Rumi-speak is rare example of a fluent America

Alan Eyre on Voice of America's Farsi language television show Parazit when the State Department announced that Iranian student visa rules would be eased

Alan Eyre on Voice of America’s Farsi language television show Parazit when the State Department announced that Iranian student visa rules would be eased

There are the Lausanne talks over Iran’s nuclear programme and then there is America’s real attempt at the language of diplomacy. In Persian. This is mostly through Alan Eyre, a State Department official capable of deconstructing US policy and preoccupations for dissemination in Iran, using snatches from the 13th century Persian poet Rumi or poignant lines from the Persian prose classic Gulistan of 1258.

Time is of the essence, he indicated to the Iranian media as the negotiations went down to the wire, throwing in a line from The Rubaiyat of Omar Khayyam: “Be happy in the present, and don’t put your life in the wind.” Even when he said “no comment”, it was with an expressive quote from Shiraz’s most famous poet, Saadi: “A knowing man will not utter every word which occurs to him. It is not proper to endanger one’s head for the king’s secret.”

Any deal and Iran would hear of it first from Mr Eyre, with pertinent flashes of American perspective and Persian couplets.

In essence, Mr Eyre’s role might be described as that of an interpreter of cultures, a burdensome and fraught task that he would, no doubt colourfully depict in the Persian idiom as “watermelons under my armpits”.

It is a crucial job. The folksy idiom and florid imagery interpret American concerns for Iranians louder but more subtly than all the press conferences and official communiques. As Nelson Mandela once said, when he described the difference between talking to a man “in a language he understands and in his own language”: the first goes to his head; the second to his heart.

Rumi-speak from the State Department goes to many Iranian hearts. But that it makes the news in 2015 and Mr Eyre is considered something of a rarity is an indicator of the great linguistic deficit within America’s diplomatic ranks. It operates the largest foreign service of any country but when American diplomacy is seen on television or on the road, the world finds too few of its officials able to express themselves colloquially in the language of the country to which they are assigned.
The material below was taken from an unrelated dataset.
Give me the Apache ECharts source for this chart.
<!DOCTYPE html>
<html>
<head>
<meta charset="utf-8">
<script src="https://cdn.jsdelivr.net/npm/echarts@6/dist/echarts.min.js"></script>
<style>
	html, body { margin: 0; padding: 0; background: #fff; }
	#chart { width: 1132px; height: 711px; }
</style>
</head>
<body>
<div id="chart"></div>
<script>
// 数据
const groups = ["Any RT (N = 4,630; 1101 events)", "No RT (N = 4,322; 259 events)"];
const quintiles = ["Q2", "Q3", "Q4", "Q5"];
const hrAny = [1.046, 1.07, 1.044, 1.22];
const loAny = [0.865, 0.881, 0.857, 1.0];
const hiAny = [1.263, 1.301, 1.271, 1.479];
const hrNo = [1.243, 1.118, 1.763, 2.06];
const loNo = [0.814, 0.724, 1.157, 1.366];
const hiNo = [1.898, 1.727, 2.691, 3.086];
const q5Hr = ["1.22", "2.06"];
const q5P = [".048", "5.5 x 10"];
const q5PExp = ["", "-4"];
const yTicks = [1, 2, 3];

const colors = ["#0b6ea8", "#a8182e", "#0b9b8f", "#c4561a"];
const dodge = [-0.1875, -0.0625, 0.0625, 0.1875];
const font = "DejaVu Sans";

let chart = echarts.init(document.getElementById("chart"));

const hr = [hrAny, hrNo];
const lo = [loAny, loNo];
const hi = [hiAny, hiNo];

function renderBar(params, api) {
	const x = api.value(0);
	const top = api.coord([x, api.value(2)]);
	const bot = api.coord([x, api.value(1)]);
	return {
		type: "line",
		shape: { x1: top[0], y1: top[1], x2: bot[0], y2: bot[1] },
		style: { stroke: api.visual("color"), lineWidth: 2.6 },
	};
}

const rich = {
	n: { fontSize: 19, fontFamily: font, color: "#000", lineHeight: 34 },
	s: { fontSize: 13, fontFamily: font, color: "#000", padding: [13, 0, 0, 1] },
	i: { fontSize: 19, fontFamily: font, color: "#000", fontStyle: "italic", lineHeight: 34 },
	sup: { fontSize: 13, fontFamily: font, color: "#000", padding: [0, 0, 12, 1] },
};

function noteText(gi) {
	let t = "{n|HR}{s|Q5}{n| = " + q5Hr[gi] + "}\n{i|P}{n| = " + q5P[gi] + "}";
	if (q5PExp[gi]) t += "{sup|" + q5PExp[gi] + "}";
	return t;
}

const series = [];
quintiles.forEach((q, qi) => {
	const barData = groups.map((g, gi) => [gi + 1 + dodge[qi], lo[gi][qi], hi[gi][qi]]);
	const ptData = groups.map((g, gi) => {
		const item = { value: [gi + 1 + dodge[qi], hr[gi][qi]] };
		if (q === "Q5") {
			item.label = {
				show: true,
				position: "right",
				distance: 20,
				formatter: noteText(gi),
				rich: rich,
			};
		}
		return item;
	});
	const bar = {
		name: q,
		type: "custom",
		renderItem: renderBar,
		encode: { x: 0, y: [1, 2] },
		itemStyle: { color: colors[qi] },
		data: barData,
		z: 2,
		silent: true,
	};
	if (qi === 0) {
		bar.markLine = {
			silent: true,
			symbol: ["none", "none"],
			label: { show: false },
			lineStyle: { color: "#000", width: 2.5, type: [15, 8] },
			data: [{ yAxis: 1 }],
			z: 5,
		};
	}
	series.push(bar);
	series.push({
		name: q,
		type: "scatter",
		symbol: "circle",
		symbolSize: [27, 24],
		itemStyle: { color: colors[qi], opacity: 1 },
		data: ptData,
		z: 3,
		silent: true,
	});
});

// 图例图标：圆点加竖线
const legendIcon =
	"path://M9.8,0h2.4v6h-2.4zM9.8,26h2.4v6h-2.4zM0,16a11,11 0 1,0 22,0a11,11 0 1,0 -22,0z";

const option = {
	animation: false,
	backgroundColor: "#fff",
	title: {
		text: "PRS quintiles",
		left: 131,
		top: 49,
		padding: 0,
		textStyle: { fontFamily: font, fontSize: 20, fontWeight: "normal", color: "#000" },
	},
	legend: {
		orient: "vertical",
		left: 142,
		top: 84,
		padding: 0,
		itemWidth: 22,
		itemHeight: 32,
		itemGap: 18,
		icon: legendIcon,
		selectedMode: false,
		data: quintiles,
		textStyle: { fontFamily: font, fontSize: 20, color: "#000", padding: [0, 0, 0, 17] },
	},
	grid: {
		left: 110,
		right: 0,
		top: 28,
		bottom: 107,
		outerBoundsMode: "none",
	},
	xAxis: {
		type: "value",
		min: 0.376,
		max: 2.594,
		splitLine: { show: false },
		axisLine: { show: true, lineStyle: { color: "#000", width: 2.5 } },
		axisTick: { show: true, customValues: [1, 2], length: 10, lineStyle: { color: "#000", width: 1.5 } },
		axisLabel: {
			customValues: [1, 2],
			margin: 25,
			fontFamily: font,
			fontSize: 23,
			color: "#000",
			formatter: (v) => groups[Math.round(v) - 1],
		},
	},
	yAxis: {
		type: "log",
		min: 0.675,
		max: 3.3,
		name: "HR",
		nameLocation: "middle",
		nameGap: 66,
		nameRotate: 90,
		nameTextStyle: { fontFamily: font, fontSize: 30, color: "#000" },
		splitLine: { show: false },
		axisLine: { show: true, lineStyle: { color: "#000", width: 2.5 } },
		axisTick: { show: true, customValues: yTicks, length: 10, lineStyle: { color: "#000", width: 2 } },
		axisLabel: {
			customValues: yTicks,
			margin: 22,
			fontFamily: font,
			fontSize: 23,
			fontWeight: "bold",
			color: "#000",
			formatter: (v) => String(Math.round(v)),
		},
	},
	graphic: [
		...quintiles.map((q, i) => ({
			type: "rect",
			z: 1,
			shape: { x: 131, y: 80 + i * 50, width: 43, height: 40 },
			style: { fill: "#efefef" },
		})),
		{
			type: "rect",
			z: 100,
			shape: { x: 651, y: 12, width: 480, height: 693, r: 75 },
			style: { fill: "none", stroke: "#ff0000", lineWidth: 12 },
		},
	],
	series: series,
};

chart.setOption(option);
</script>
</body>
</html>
If they did – or more accurately, could – American foreign policy might be smarter, more strategic, more instinctively sensitive to nuance.

It took 9/11 for America to realise it had too few diplomats fluent in Arabic. The deficit meant that the US could not really understand the Arab “street”and all its internal rhythms. Equally crucially, it could not adequately convey its often-controversial point of view to the region in scattered bursts that might include, say, a cafe conversation with excited college students about religion and the state.

Such fluency is generally the preserve of native or so-called “heritage” speakers of a language, but it can be taught to diplomats too, if there is enough time and money invested in the effort and if there is a genuine commitment to understanding what makes a people tick, how they think and why they do. This contributes to better strategic planning and improved relations in the longer term.

We have it on good authority that speaking the same language, complete with local idioms, can do a great deal, even avert wars. Oliver Miles, a former British ambassador to Greece, tells a pertinent story from Athens, 1996. He had to persuade Athens to draw back from a confrontation with Turkey over some small islands in the Aegean Sea. They were so insignificant they might be “rocks” , he recalled, but “it was getting very close to shooting” when he received the instructions he needed crucially to deliver to the Greek foreign minister. The minister did not speak English, it was the middle of the night and he was attending “a kind of war cabinet and certainly did not wish to speak to foreign ambassadors”. The winning point proved to be Mr Miles’s language skills. “My Greek was good enough to fight my way past telephone operators and secretaries to give him my message. My American and German colleagues had parallel instructions. Neither spoke Greek. There wasn’t a war,” he writes.

But it’s not always about imminent hot wars. Sometimes hostility or a glowering peace can doom relationships and threaten regional or world stability.

The confrontation with Russia over Ukraine is the most recent example of the West’s seeming incomprehension of the culture of Putin (and Pushkin). There appears to be little nuanced understanding of how to talk to a country that is smarting from the loss of empire and feeling so threatened by Nato’s eastward expansion that it stoutly supports its strongman regardless of a falling rouble and international isolation.

Last month, a report by the British parliament’s Foreign Affairs Committee admitted as much. It found that the UK’s diplomats did not know enough about events in Ukraine because there were too few Russian-speakers to anticipate, interpret and strategise about the most serious East-West tensions since the end of the Cold War. The Americans have owned up to no such deficit but their harrying tone to Moscow, alternating with the occasional faltering plea, sounds like strategic incoherence because they’re lost for words. Russian ones.